By keeping these warning signs in mind, you can better evaluate cryptocurrency investment opportunities and avoid falling victim to Ponzi schemes.
How to Protect Yourself from Cryptocurrency Ponzi Schemes
While scammers continually evolve their tactics, there are several practical steps you can take to protect yourself from becoming a victim of a Ponzi scheme:
- Research the Investment Thoroughly: Always conduct thorough research before committing to any cryptocurrency investment. Verify the platform’s legitimacy, check for regulatory approvals, and read user reviews to assess its reputation.
- Check for Registration with Financial Authorities: Ensure that the platform or company you’re investing with is registered with the appropriate financial regulators. Legitimate companies will comply with local and international regulations.
- Be Skeptical of Overly High Returns: If an investment opportunity promises abnormally high returns with little risk, approach it with extreme caution. Legitimate investments will have a level of risk and variable returns.
- Limit How Much You Invest: If you’re interested in exploring high-risk investments, only allocate a small portion of your portfolio to them. Avoid putting all your funds into a single opportunity, especially one that seems speculative.
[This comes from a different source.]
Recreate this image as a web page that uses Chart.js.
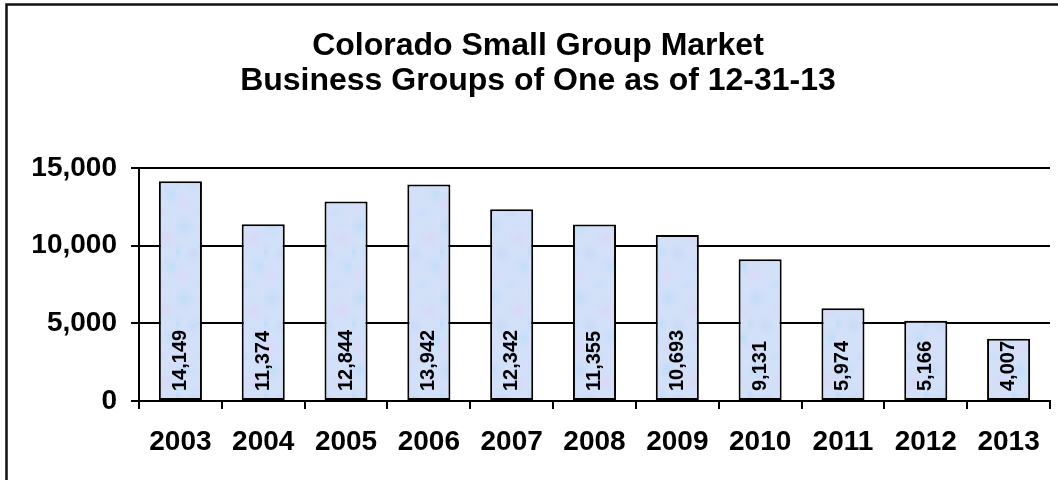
<!DOCTYPE html>
<html>
<head>
<meta charset="utf-8">
<style>
  html, body { margin: 0; padding: 0; background: #ffffff; }
  #wrap { width: 1058px; height: 480px; position: relative; }
  canvas { display: block; }
</style>
<script src="https://cdn.jsdelivr.net/npm/chart.js@4/dist/chart.umd.min.js"></script>
</head>
<body>
<div id="wrap"><canvas id="chart" width="1058" height="480"></canvas></div>
<script>
// Business groups of one, year-end counts
const years = ['2003', '2004', '2005', '2006', '2007', '2008', '2009', '2010', '2011', '2012', '2013'];
const groupsOfOne = [14149, 11374, 12844, 13942, 12342, 11355, 10693, 9131, 5974, 5166, 4007];
const yTicks = [0, 5000, 10000, 15000];
const titleLines = ['Colorado Small Group Market', 'Business Groups of One as of 12-31-13'];

const FONT = '"Liberation Sans", Arial, Helvetica, sans-serif';
const fmt = v => v.toLocaleString('en-US');

// Soft blue / lavender mottled fill for the bars
function makeBarPattern(ctx) {
  const tile = document.createElement('canvas');
  tile.width = 44; tile.height = 72;
  const t = tile.getContext('2d');
  t.fillStyle = '#d2e0f8';
  t.fillRect(0, 0, 44, 72);
  const blobs = [
    [8, 10, 14, 'rgba(190,220,248,0.9)'],
    [34, 22, 14, 'rgba(220,214,246,0.9)'],
    [18, 38, 13, 'rgba(200,216,246,0.85)'],
    [40, 50, 13, 'rgba(188,222,250,0.9)'],
    [6, 60, 13, 'rgba(222,216,248,0.9)'],
    [26, 70, 10, 'rgba(196,222,250,0.85)'],
    [44, 2, 10, 'rgba(224,222,250,0.8)'],
    [0, 36, 10, 'rgba(186,218,248,0.85)']
  ];
  blobs.forEach(([x, y, r, c]) => {
    const g = t.createRadialGradient(x, y, 0, x, y, r);
    g.addColorStop(0, c);
    g.addColorStop(1, 'rgba(210,224,248,0)');
    t.fillStyle = g;
    t.beginPath(); t.arc(x, y, r, 0, Math.PI * 2); t.fill();
  });
  return ctx.createPattern(tile, 'repeat');
}

// Outer frame and two-line heading
const frameAndTitle = {
  id: 'frameAndTitle',
  beforeDraw(chart) {
    const ctx = chart.ctx;
    ctx.save();
    ctx.fillStyle = '#ffffff';
    ctx.fillRect(0, 0, chart.width, chart.height);
    ctx.strokeStyle = '#111111';
    ctx.lineWidth = 2.5;
    ctx.strokeRect(6.5, 4.5, chart.width + 20, chart.height + 20);
    ctx.fillStyle = '#000000';
    ctx.font = 'bold 32px ' + FONT;
    ctx.textAlign = 'center';
    ctx.textBaseline = 'middle';
    ctx.fillText(titleLines[0], 538, 46);
    ctx.fillText(titleLines[1], 538, 81);
    ctx.restore();
  }
};

// Rotated value labels inside each bar
const barValueLabels = {
  id: 'barValueLabels',
  afterDatasetsDraw(chart) {
    const ctx = chart.ctx;
    const meta = chart.getDatasetMeta(0);
    const ds = chart.data.datasets[0];
    ctx.save();
    ctx.fillStyle = '#000000';
    ctx.font = 'bold 20px ' + FONT;
    ctx.textAlign = 'left';
    ctx.textBaseline = 'middle';
    meta.data.forEach((bar, i) => {
      ctx.save();
      ctx.translate(bar.x, bar.base - 9);
      ctx.rotate(-Math.PI / 2);
      ctx.fillText(fmt(ds.data[i]), 0, 0);
      ctx.restore();
    });
    ctx.restore();
  }
};

const ctx = document.getElementById('chart').getContext('2d');
new Chart(ctx, {
  type: 'bar',
  data: {
    labels: years,
    datasets: [{
      data: groupsOfOne,
      backgroundColor: makeBarPattern(ctx),
      borderColor: '#000000',
      borderWidth: 2,
      borderSkipped: false,
      barPercentage: 0.52,
      categoryPercentage: 1.0
    }]
  },
  options: {
    responsive: false,
    animation: false,
    events: [],
    layout: { padding: { left: 6, top: 168, right: 8, bottom: 0 } },
    plugins: {
      legend: { display: false },
      title: { display: false },
      tooltip: { enabled: false }
    },
    scales: {
      x: {
        afterFit(scale) { scale.height = 79; },
        grid: {
          display: true,
          offset: true,
          drawOnChartArea: false,
          drawTicks: true,
          tickLength: 8,
          color: '#000000',
          lineWidth: 2
        },
        border: { display: true, color: '#000000', width: 2 },
        ticks: {
          color: '#000000',
          font: { family: FONT, size: 28, weight: 'bold' },
          padding: 16,
          maxRotation: 0,
          autoSkip: false
        }
      },
      y: {
        min: 0,
        max: 15000,
        afterFit(scale) { scale.width = 133; },
        afterBuildTicks(scale) { scale.ticks = yTicks.map(v => ({ value: v })); },
        grid: {
          display: true,
          drawTicks: true,
          tickLength: 8,
          color: '#000000',
          lineWidth: 2
        },
        border: { display: true, color: '#000000', width: 2 },
        ticks: {
          color: '#000000',
          font: { family: FONT, size: 28, weight: 'bold' },
          padding: 14,
          callback: v => fmt(v)
        }
      }
    }
  },
  plugins: [frameAndTitle, barValueLabels]
});
</script>
</body>
</html>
- Use AI-Enhanced Scam Detection Tools: Leveraging AI technology that can detect scams in real-time can be a critical part of your strategy to stay safe from fraud and attempts to separate you from your money. Tools like Scamnetic’s Scan&Score analyze vast amounts of data from emails, text messages, and images, to build your scam risk assessment and help you identify the real from the fake.
What to Do if You Suspect a Cryptocurrency Ponzi Scheme
If you suspect that you’ve encountered a cryptocurrency Ponzi scheme, it’s important to act quickly. First, stop all interactions with the platform or individual. Cease any further investments and avoid recruiting others to join. Next, report the scam to the appropriate regulatory authorities in your country. Many countries have financial watchdogs that actively investigate and prosecute fraudsters.
Additionally, if you’ve already invested money, reach out to your financial institution or the platform you used for the transactions. They may have procedures to help recover some of the funds, though this can be difficult depending on the nature of the scam.
AI-powered scam detection systems can also provide support by offering insights into fraudulent activities and providing scam resolution resources if you’ve fallen victim to a cybercriminal. These services often collaborate with law enforcement and financial institutions to track scam-related activities across platforms. Though not a guarantee of recovery, they can provide crucial evidence that may assist authorities in prosecuting the fraudsters.
Staying Vigilant in the Cryptocurrency World
The cryptocurrency market offers unique investment opportunities, but it’s also a prime target for scammers looking to take advantage of unsuspecting individuals. Cryptocurrency Ponzi schemes remain one of the most common and destructive frauds in this space, preying on those looking for quick, easy profits.
By staying informed, recognizing the warning signs, and utilizing tools like AI-powered scam detection, you can protect yourself from falling victim to these schemes. Always remember that if something sounds too good to be true, it probably is. Taking the time to research and verify any investment will help safeguard your assets and ensure you avoid the costly pitfalls of crypto Ponzi schemes.